For fall, a number of designers are choosing to stare down the recession with in-your-face fashion, often Eighties-inspired. Count Gucci’s Frida Giannini squarely in that category. The collection Giannini showed on Saturday was inspired by Tina Chow and, as the program notes read, “a glittering, glamorous time, when going out was a way of life.” But refinement, not so much.
The gauche glam of the uncontested flashiest decade in living memory was part of the appeal for Giannini. That meant that the designer ignored Chow’s innate elegance while homing in on her androgynous allure. “This is a collection for a dangerous woman,” Giannini said before the show. “She’s a tough woman. She’s not shy. She wants to stand out.”

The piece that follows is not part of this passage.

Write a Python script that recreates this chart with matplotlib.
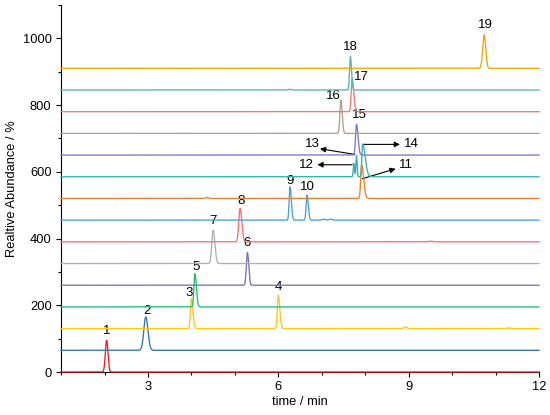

Giannini played to her with a daring collection that was as on trend as it was off the glitter charts. Throughout, she worked the gender play in the leggiest manifestations possible. For club-crawlers, a great big yes, but not for wallflowers, those thigh-high boots under micro-micro-minidresses or their butched-up counterpoint, pleated pants slung low and cut skintight through the legs, paired with strong-shouldered jackets for that rock ’n’ roll-gangster effect. Giannini pilfered from the world of sports for sexed-up jogging gear and incorporated details aplenty with fabric patchworks and an elaborate, tightly packed floral appliqué treatment fashioned from feathers.
Even sans such flourishes, the dark palette was far too glitzy for sobriety, given the parade of paillettes, sequins, Lurex and lamés — a lineup that could have benefited from some editing. But then, the whole show was an ode to a raucous, decadelong, real-life fashion show its participants thought would never end.